Quickstart
Dagster supports saving and loading Iceberg tables as assets using I/O managers.
Prerequisites
To follow the steps in this guide, you'll need to:
-
Create a temporary location for Iceberg and set up the catalog.
-
Create the
default
namespace:catalog.create_namespace("default")
Defining the I/O manager
To use an Iceberg I/O manager, add it to your Definitions
:
from dagster_iceberg.config import IcebergCatalogConfig
from dagster_iceberg.io_manager.arrow import PyArrowIcebergIOManager
from dagster import Definitions
warehouse_path = "/tmp/warehouse"
resources = {
"io_manager": PyArrowIcebergIOManager(
name="default",
config=IcebergCatalogConfig(
properties={
"type": "sql",
"uri": f"sqlite:///{warehouse_path}/pyiceberg_catalog.db",
"warehouse": f"file://{warehouse_path}",
}
),
namespace="default",
)
}
defs = Definitions(assets=[my_table, my_table_with_year], resources=resources)
Storing a Dagster asset as an Iceberg table
The I/O manager will automatically persist the returned data to your warehouse:
import pyarrow as pa
from dagster import asset
@asset
def my_table() -> pa.Table:
n_legs = pa.array([2, 4, 5, 100])
animals = pa.array(["Flamingo", "Horse", "Brittle stars", "Centipede"])
names = ["n_legs", "animals"]
return pa.Table.from_arrays([n_legs, animals], names=names)

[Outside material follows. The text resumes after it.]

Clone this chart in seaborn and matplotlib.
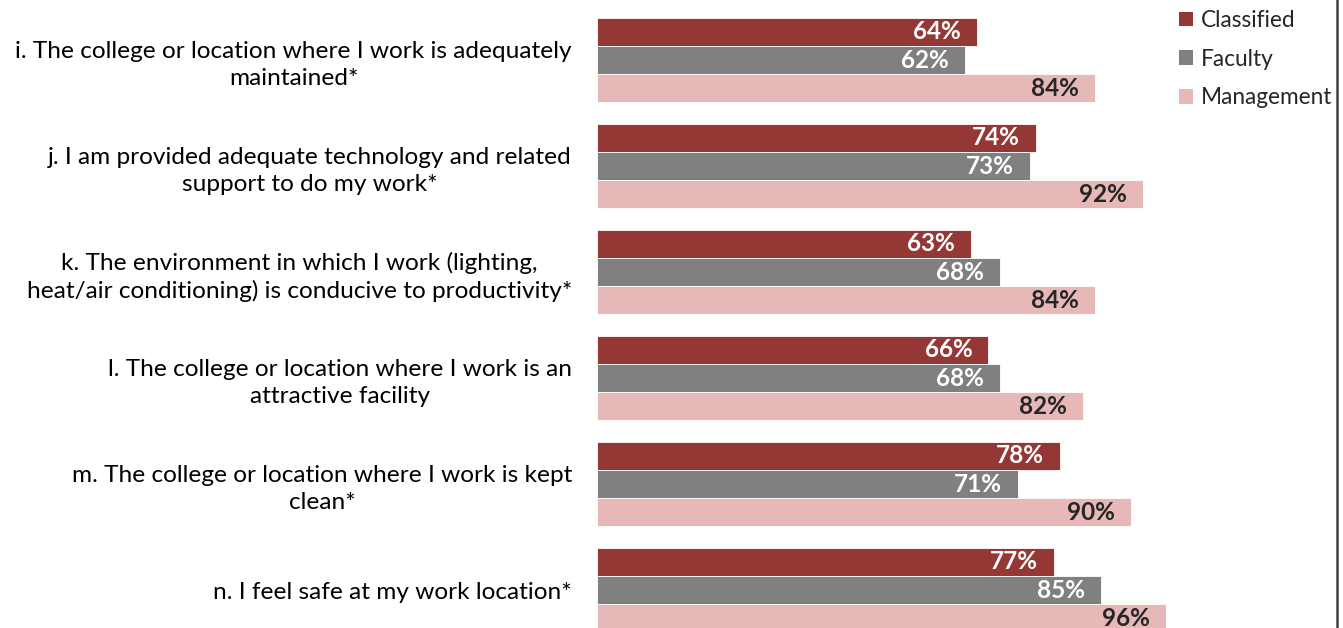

Loading Iceberg tables in downstream assets
The I/O manager will also load the data stored in your warehouse when referenced in a dependent asset:
import pyarrow as pa
from dagster import asset
@asset
def my_table_with_year(my_table: pa.Table) -> pa.Table:
year = [2021, 2022, 2019, 2021]
return my_table.append_column("year", [year])